SOURCE DATA

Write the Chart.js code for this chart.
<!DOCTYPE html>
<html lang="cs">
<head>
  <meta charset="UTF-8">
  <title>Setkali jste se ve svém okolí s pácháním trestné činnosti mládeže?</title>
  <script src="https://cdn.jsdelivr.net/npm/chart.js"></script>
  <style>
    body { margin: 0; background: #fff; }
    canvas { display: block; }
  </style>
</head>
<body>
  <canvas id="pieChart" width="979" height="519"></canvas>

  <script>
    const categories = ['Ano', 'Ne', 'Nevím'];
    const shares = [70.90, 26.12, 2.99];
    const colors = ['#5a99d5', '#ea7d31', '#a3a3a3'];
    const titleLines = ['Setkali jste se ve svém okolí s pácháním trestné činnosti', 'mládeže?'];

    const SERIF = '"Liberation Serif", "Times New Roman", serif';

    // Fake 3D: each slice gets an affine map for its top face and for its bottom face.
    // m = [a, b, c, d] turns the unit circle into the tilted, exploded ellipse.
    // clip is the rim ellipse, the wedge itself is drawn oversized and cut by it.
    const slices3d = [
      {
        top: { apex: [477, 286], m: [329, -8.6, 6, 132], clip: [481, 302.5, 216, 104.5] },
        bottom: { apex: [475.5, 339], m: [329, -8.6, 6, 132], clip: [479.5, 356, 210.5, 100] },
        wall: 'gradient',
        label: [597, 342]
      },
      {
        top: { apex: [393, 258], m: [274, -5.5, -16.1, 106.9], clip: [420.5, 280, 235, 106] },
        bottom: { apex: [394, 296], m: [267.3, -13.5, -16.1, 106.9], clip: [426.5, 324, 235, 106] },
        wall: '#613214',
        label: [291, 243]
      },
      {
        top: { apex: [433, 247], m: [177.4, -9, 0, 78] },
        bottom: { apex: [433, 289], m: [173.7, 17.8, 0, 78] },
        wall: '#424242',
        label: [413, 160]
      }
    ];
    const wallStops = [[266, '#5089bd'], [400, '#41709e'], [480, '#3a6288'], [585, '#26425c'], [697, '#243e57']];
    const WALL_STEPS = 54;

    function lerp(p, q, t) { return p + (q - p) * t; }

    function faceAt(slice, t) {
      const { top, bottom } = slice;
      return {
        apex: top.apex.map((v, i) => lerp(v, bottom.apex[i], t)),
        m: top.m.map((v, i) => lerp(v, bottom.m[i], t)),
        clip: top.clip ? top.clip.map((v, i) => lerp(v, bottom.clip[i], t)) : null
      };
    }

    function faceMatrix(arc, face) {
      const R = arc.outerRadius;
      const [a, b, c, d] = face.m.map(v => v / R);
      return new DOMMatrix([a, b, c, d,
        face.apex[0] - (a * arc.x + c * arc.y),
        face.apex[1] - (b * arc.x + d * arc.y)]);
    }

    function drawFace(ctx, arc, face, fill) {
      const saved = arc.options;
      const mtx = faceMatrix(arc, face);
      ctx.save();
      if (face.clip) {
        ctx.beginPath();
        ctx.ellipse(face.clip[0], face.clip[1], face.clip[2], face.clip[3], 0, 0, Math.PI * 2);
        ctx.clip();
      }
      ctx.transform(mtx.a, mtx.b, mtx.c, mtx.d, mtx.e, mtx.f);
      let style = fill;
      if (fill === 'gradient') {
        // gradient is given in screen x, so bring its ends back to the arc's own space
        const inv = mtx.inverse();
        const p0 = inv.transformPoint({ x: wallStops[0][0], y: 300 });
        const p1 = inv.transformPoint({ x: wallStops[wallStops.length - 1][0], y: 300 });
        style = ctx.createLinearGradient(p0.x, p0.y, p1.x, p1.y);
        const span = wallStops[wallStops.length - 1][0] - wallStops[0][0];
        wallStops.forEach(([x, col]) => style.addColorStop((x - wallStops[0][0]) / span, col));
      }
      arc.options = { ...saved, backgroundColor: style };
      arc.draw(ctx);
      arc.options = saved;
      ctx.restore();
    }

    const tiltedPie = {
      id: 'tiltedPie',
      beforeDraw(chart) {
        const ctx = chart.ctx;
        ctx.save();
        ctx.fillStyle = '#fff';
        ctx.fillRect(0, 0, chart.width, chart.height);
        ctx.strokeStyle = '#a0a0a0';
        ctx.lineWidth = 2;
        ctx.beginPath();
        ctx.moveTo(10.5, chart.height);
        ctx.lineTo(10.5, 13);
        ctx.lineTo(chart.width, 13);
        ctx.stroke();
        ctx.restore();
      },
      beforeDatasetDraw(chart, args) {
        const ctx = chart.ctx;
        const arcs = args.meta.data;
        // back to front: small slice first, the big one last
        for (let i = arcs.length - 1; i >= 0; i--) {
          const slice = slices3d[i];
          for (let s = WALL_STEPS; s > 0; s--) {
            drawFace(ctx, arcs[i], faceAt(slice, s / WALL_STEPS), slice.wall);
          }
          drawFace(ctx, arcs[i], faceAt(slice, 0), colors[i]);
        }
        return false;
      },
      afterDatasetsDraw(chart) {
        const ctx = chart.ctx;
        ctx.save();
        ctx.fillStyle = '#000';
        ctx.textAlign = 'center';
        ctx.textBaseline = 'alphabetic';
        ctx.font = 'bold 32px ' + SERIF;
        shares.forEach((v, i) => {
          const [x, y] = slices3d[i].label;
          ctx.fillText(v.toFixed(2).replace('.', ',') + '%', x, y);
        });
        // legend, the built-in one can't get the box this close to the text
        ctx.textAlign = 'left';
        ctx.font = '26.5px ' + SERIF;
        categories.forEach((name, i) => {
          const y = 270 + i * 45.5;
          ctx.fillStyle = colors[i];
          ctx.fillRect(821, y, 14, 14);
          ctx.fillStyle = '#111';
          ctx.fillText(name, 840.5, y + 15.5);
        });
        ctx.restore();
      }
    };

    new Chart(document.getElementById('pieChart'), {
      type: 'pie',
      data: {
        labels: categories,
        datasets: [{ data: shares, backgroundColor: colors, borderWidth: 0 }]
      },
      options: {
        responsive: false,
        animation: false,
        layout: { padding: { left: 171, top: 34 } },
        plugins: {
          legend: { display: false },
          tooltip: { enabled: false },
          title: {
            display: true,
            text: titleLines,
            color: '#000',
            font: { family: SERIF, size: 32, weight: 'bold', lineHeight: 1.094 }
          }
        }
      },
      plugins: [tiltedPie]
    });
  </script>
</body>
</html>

EXERCISE AIM
Retype the whole listing above exactly.

OUTPUT BELOW
Write the Chart.js code for this chart.
<!DOCTYPE html>
<html lang="cs">
<head>
  <meta charset="UTF-8">
  <title>Setkali jste se ve svém okolí s pácháním trestné činnosti mládeže?</title>
  <script src="https://cdn.jsdelivr.net/npm/chart.js"></script>
  <style>
    body { margin: 0; background: #fff; }
    canvas { display: block; }
  </style>
</head>
<body>
  <canvas id="pieChart" width="979" height="519"></canvas>

  <script>
    const categories = ['Ano', 'Ne', 'Nevím'];
    const shares = [70.90, 26.12, 2.99];
    const colors = ['#5a99d5', '#ea7d31', '#a3a3a3'];
    const titleLines = ['Setkali jste se ve svém okolí s pácháním trestné činnosti', 'mládeže?'];

    const SERIF = '"Liberation Serif", "Times New Roman", serif';

    // Fake 3D: each slice gets an affine map for its top face and for its bottom face.
    // m = [a, b, c, d] turns the unit circle into the tilted, exploded ellipse.
    // clip is the rim ellipse, the wedge itself is drawn oversized and cut by it.
    const slices3d = [
      {
        top: { apex: [477, 286], m: [329, -8.6, 6, 132], clip: [481, 302.5, 216, 104.5] },
        bottom: { apex: [475.5, 339], m: [329, -8.6, 6, 132], clip: [479.5, 356, 210.5, 100] },
        wall: 'gradient',
        label: [597, 342]
      },
      {
        top: { apex: [393, 258], m: [274, -5.5, -16.1, 106.9], clip: [420.5, 280, 235, 106] },
        bottom: { apex: [394, 296], m: [267.3, -13.5, -16.1, 106.9], clip: [426.5, 324, 235, 106] },
        wall: '#613214',
        label: [291, 243]
      },
      {
        top: { apex: [433, 247], m: [177.4, -9, 0, 78] },
        bottom: { apex: [433, 289], m: [173.7, 17.8, 0, 78] },
        wall: '#424242',
        label: [413, 160]
      }
    ];
    const wallStops = [[266, '#5089bd'], [400, '#41709e'], [480, '#3a6288'], [585, '#26425c'], [697, '#243e57']];
    const WALL_STEPS = 54;

    function lerp(p, q, t) { return p + (q - p) * t; }

    function faceAt(slice, t) {
      const { top, bottom } = slice;
      return {
        apex: top.apex.map((v, i) => lerp(v, bottom.apex[i], t)),
        m: top.m.map((v, i) => lerp(v, bottom.m[i], t)),
        clip: top.clip ? top.clip.map((v, i) => lerp(v, bottom.clip[i], t)) : null
      };
    }

    function faceMatrix(arc, face) {
      const R = arc.outerRadius;
      const [a, b, c, d] = face.m.map(v => v / R);
      return new DOMMatrix([a, b, c, d,
        face.apex[0] - (a * arc.x + c * arc.y),
        face.apex[1] - (b * arc.x + d * arc.y)]);
    }

    function drawFace(ctx, arc, face, fill) {
      const saved = arc.options;
      const mtx = faceMatrix(arc, face);
      ctx.save();
      if (face.clip) {
        ctx.beginPath();
        ctx.ellipse(face.clip[0], face.clip[1], face.clip[2], face.clip[3], 0, 0, Math.PI * 2);
        ctx.clip();
      }
      ctx.transform(mtx.a, mtx.b, mtx.c, mtx.d, mtx.e, mtx.f);
      let style = fill;
      if (fill === 'gradient') {
        // gradient is given in screen x, so bring its ends back to the arc's own space
        const inv = mtx.inverse();
        const p0 = inv.transformPoint({ x: wallStops[0][0], y: 300 });
        const p1 = inv.transformPoint({ x: wallStops[wallStops.length - 1][0], y: 300 });
        style = ctx.createLinearGradient(p0.x, p0.y, p1.x, p1.y);
        const span = wallStops[wallStops.length - 1][0] - wallStops[0][0];
        wallStops.forEach(([x, col]) => style.addColorStop((x - wallStops[0][0]) / span, col));
      }
      arc.options = { ...saved, backgroundColor: style };
      arc.draw(ctx);
      arc.options = saved;
      ctx.restore();
    }

    const tiltedPie = {
      id: 'tiltedPie',
      beforeDraw(chart) {
        const ctx = chart.ctx;
        ctx.save();
        ctx.fillStyle = '#fff';
        ctx.fillRect(0, 0, chart.width, chart.height);
        ctx.strokeStyle = '#a0a0a0';
        ctx.lineWidth = 2;
        ctx.beginPath();
        ctx.moveTo(10.5, chart.height);
        ctx.lineTo(10.5, 13);
        ctx.lineTo(chart.width, 13);
        ctx.stroke();
        ctx.restore();
      },
      beforeDatasetDraw(chart, args) {
        const ctx = chart.ctx;
        const arcs = args.meta.data;
        // back to front: small slice first, the big one last
        for (let i = arcs.length - 1; i >= 0; i--) {
          const slice = slices3d[i];
          for (let s = WALL_STEPS; s > 0; s--) {
            drawFace(ctx, arcs[i], faceAt(slice, s / WALL_STEPS), slice.wall);
          }
          drawFace(ctx, arcs[i], faceAt(slice, 0), colors[i]);
        }
        return false;
      },
      afterDatasetsDraw(chart) {
        const ctx = chart.ctx;
        ctx.save();
        ctx.fillStyle = '#000';
        ctx.textAlign = 'center';
        ctx.textBaseline = 'alphabetic';
        ctx.font = 'bold 32px ' + SERIF;
        shares.forEach((v, i) => {
          const [x, y] = slices3d[i].label;
          ctx.fillText(v.toFixed(2).replace('.', ',') + '%', x, y);
        });
        // legend, the built-in one can't get the box this close to the text
        ctx.textAlign = 'left';
        ctx.font = '26.5px ' + SERIF;
        categories.forEach((name, i) => {
          const y = 270 + i * 45.5;
          ctx.fillStyle = colors[i];
          ctx.fillRect(821, y, 14, 14);
          ctx.fillStyle = '#111';
          ctx.fillText(name, 840.5, y + 15.5);
        });
        ctx.restore();
      }
    };

    new Chart(document.getElementById('pieChart'), {
      type: 'pie',
      data: {
        labels: categories,
        datasets: [{ data: shares, backgroundColor: colors, borderWidth: 0 }]
      },
      options: {
        responsive: false,
        animation: false,
        layout: { padding: { left: 171, top: 34 } },
        plugins: {
          legend: { display: false },
          tooltip: { enabled: false },
          title: {
            display: true,
            text: titleLines,
            color: '#000',
            font: { family: SERIF, size: 32, weight: 'bold', lineHeight: 1.094 }
          }
        }
      },
      plugins: [tiltedPie]
    });
  </script>
</body>
</html>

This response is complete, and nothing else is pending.